How Sales Reps Earn Money


Let’s start off with what it takes to be successful in business. I want you to understand how both real estate agents and network marketers earn money.
Everybody in any sales or customer acquisition or human resources department has to acquire employees, acquire reps, acquire agents, and acquire customers. The acquisition process is the same.
You generate a lead, you contact the lead, you set an appointment and you do a presentation, you follow up and then you get a customer or an agent or a rep. This is called the Pipeline.
Income rises and falls in ratio to the pipeline production. If somebody’s not able to hire the right person for the job, what is that? Well, it’s because they didn’t generate enough leads (applicants) and move them across the pipeline.
If they can’t get a customer, well, why not?

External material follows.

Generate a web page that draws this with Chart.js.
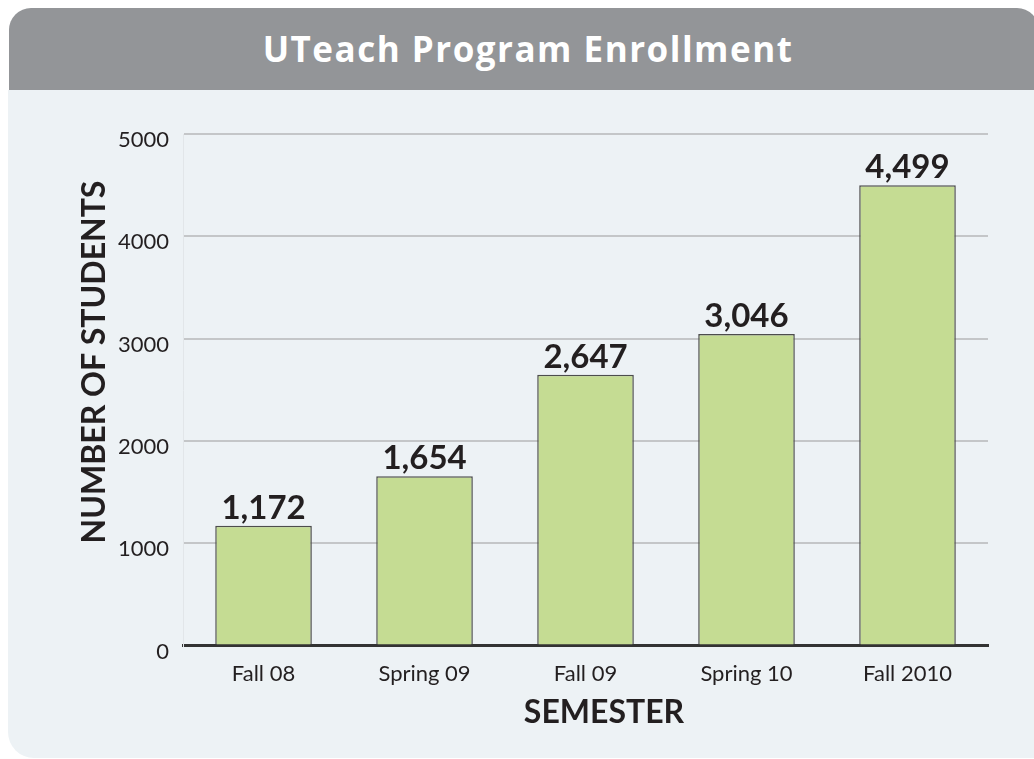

If it’s a real estate agent, they’re not putting enough leads in front of the house.
Let’s go through the pipeline steps together on this.


Let’s say that a real estate agent sells a $225,000 house. That’s the average. The income (commission for that sale) is around $5,000. What’s the process that the agent goes through? First, is generate leads. The agent is going to:
- Put up yard signs
- Put ads in magazines
- Run ads in newspapers
- Run ads online, like Facebook or Google
- Go to networking events and/or investor events
- Give out business cards
I remember being at a Halloween party once, and a real estate agent was passing out his card at the party. There are all kinds of ways that realtors can generate leads.
Next, we move to contact. People connect with realtors in various ways. Most often, you’re sitting in your car, looking at the realtor’s for sale sign and you call. Realtors also use text, email, and social media.
What’s the presentation? The house. They’re going to set an appointment to show the house, or they do an open house all day on Saturday.
And finally, they’re going to follow up and at that point the realtor will either get a customer, or a “not interested.”
I want you to think about that process. If a real estate agent knows their game, what they’re really trying to do is find the person who wants the house that they’re selling.
I know that when I’ve looked at houses, I go into a house looking for something very specific, and I know that agent has no idea what I’m looking for. For example, I might be looking at where I am going to put my office – that could be my primary thing. I remember looking for an investment house once, and I was looking at the curb value.
My point: the customer is looking for something, or has a specific need or want in mind when looking at properties. So for the agent selling the house, it’s all about quantity of leads to find that person who wants that house. It’s not about convincing somebody.
When somebody really knows their trade, that’s the game. It’s not about trying to take somebody who doesn’t like the house and making them want it. That’s not what we do.
How Did This All Come About?
So you may be wondering, why I’m focusing on real estate. And the answer is, I’m a curious person.
I happened to Google “average income of a real estate agent in 2019,” and I found the data and it was $41,289, according to Forbes. Right down below it said $41,395 and $53,899. It was a range. And then there was another amount of $52,000. And I thought, “Why is there variable data? Why isn’t it just a statistic?”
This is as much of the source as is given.